Engineer the Context, Not the Model

Read Articleadded Sep 23, 2025
Engineer the Context, Not the Model

Manus chose context engineering over end‑to‑end training to iterate fast and stay model‑agnostic. They center on KV‑cache efficiency, stable append‑only contexts, action constraining via logits/prefill, file‑based memory, attention recitation, visible errors, and diversity to avoid few‑shot mimicry.
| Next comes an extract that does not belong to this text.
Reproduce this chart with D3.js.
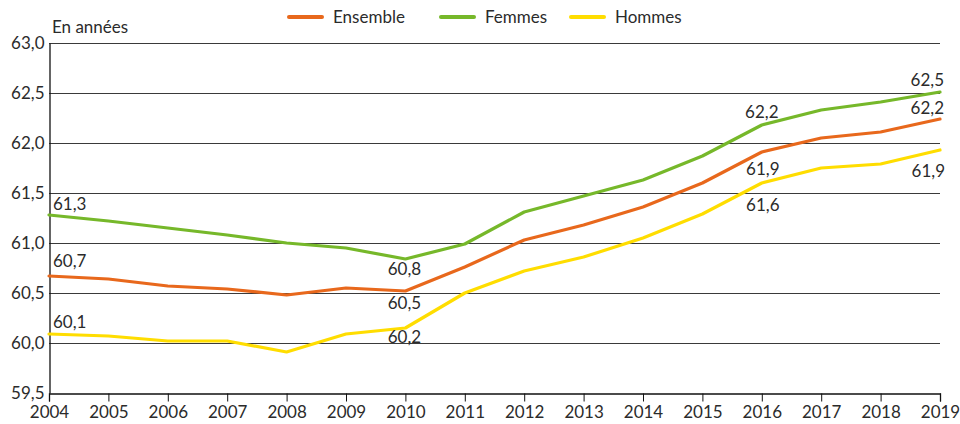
<!DOCTYPE html>
<html><head><meta charset="utf-8">
<script src="https://cdn.jsdelivr.net/npm/d3@7"></script>
<style>body{margin:0;background:#fff}svg{display:block}text{font-family:Lato,"Open Sans",sans-serif;font-weight:400;fill:#2b2b2b}</style>
</head><body><svg id="c" width="960" height="424"></svg>
<script>
const years = [2004,2005,2006,2007,2008,2009,2010,2011,2012,2013,2014,2015,2016,2017,2018,2019];
const ensemble = [60.67,60.64,60.57,60.54,60.48,60.55,60.52,60.76,61.03,61.18,61.36,61.60,61.91,62.05,62.11,62.24];
const femmes   = [61.28,61.22,61.15,61.08,61.00,60.95,60.84,60.99,61.31,61.47,61.63,61.87,62.18,62.33,62.41,62.51];
const hommes   = [60.09,60.07,60.02,60.02,59.91,60.09,60.15,60.50,60.72,60.86,61.05,61.29,61.60,61.75,61.79,61.93];
const yTicks = [59.5,60.0,60.5,61.0,61.5,62.0,62.5,63.0];
const seriesNames = ["Ensemble","Femmes","Hommes"];
const colors = ["#E8681C","#76B82A","#FFDD00"];
// value labels: [seriesIndex, yearIndex, text]
const labels = [
  [1,0,"61,3"],[0,0,"60,7"],[2,0,"60,1"],
  [1,6,"60,8"],[0,6,"60,5"],[2,6,"60,2"],
  [1,12,"62,2"],[0,12,"61,9"],[2,12,"61,6"],
  [1,15,"62,5"],[0,15,"62,2"],[2,15,"61,9"]
];
// label placement (style): [dx, dy of glyph centre from point, anchor]
const labelPlace = [
  [4,-11,"start"],[4,-15,"start"],[4,-12,"start"],
  [-1,10,"middle"],[-1,12,"middle"],[-1,9,"middle"],
  [0,-13,"middle"],[1,17,"middle"],[1,22,"middle"],
  [4,-12,"end"],[4,-11,"end"],[5,21,"end"]
];

const svg = d3.select("#c");
const x = d3.scaleLinear().domain([2004,2019]).range([49,940]);
const y = d3.scaleLinear().domain([59.5,63]).range([393,43]);
const fmt = v => d3.format(".1f")(v).replace(".",",");

// gridlines
svg.append("g").selectAll("line").data(yTicks.slice(1)).join("line")
  .attr("x1",49).attr("x2",940).attr("y1",d=>Math.round(y(d))+0.5).attr("y2",d=>Math.round(y(d))+0.5)
  .attr("stroke","#3a3a3a").attr("stroke-width",1);

// y axis
const ya = svg.append("g").attr("transform","translate(49.5,0)")
  .call(d3.axisLeft(y).tickValues(yTicks).tickFormat(fmt).tickSize(0).tickPadding(5));
ya.select(".domain").attr("stroke","#111").attr("stroke-width",1.3);
ya.selectAll("text").style("font-size","17px").attr("fill","#2b2b2b").attr("font-family",null);

// x axis
const xa = svg.append("g").attr("transform","translate(0,393.5)")
  .call(d3.axisBottom(x).tickValues(years).tickFormat(d3.format("d")).tickSize(8).tickPadding(4));
xa.select(".domain").attr("stroke","#111").attr("stroke-width",1.3);
xa.selectAll(".tick line").attr("stroke","#111");
xa.selectAll("text").style("font-size","17px").attr("fill","#2b2b2b").attr("font-family",null);

// lines
const data = [ensemble,femmes,hommes];
const line = d3.line().x((d,i)=>x(years[i])).y(d=>y(d));
svg.append("g").selectAll("path").data([1,0,2]).join("path")
  .attr("d",k=>line(data[k])).attr("fill","none")
  .attr("stroke",k=>colors[k]).attr("stroke-width",3.2).attr("stroke-linejoin","round").attr("stroke-linecap","round");

// data labels
svg.append("g").selectAll("text").data(labels).join("text")
  .attr("x",(d,i)=>x(years[d[1]])+labelPlace[i][0])
  .attr("y",(d,i)=>y(data[d[0]][d[1]])+labelPlace[i][1])
  .attr("dy","0.36em")
  .attr("text-anchor",(d,i)=>labelPlace[i][2])
  .style("font-size","17px").text(d=>d[2]);

// unit label
svg.append("text").attr("x",52).attr("y",27).attr("dy","0.36em").style("font-size","17px").text("En années");

// legend
const legX = [289,441,571];
const lg = svg.append("g").selectAll("g").data(seriesNames).join("g")
  .attr("transform",(d,i)=>`translate(${legX[i]},17)`);
lg.append("line").attr("x1",0).attr("x2",33).attr("stroke",(d,i)=>colors[i])
  .attr("stroke-width",4).attr("stroke-linecap","round");
lg.append("text").attr("x",44).attr("dy","0.36em").style("font-size","17px").text(d=>d);
</script></body></html>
The takeaway: agent success depends on how you shape context—cost, speed, recovery, and scale follow from it.

Key Points

  • Optimize for KV‑cache hit rate: keep prompts stable, use append‑only, deterministically serialized contexts, and mark cache breakpoints; enable prefix caching and consistent session routing.
  • Do not dynamically add/remove tools mid‑iteration; instead, mask logits and use response prefill plus a state machine to constrain action selection without breaking caches.
  • Use the file system as externalized, restorable memory to handle large observations, control costs, and avoid long‑context degradation.
  • Manipulate attention via recitation (e.g., a constantly updated todo list) to keep goals in the model’s recent focus and prevent drift.
  • Keep errors in the context so the model can learn from failures; avoid over-uniform few-shot traces by injecting structured diversity to prevent behavioral lock‑in.

Sentiment

Overwhelmingly positive. The Hacker News discussion largely agrees with the article's core tenets and provides supporting insights and practical examples.

In Agreement

  • Using the file system as external memory for agents is highly effective and simple, negating the need for complex memory backends like RAG or vector stores. This can be implemented with a dedicated directory (e.g., `.agent/`) for task lists, plans, findings, and prompts, using meaningful filenames and status suffixes.
  • Keeping agent plans simple and using straightforward tools like `update_plan` to track progress aligns with best practices, as evidenced by OpenAI Codex's tooling setup.
  • Many context engineering best practices for AI agents, such as stable contexts, keeping failure traces, and injecting diversity, mirror established best practices for managing code repositories (e.g., not bloat/refactor too often, not deleting bad commits, avoiding repetitive code).
  • Caching is critically important for AI agents, especially for cost and performance; providers on fixed-price plans are incentivized to implement it, while users on metered plans must actively consider its availability and importance.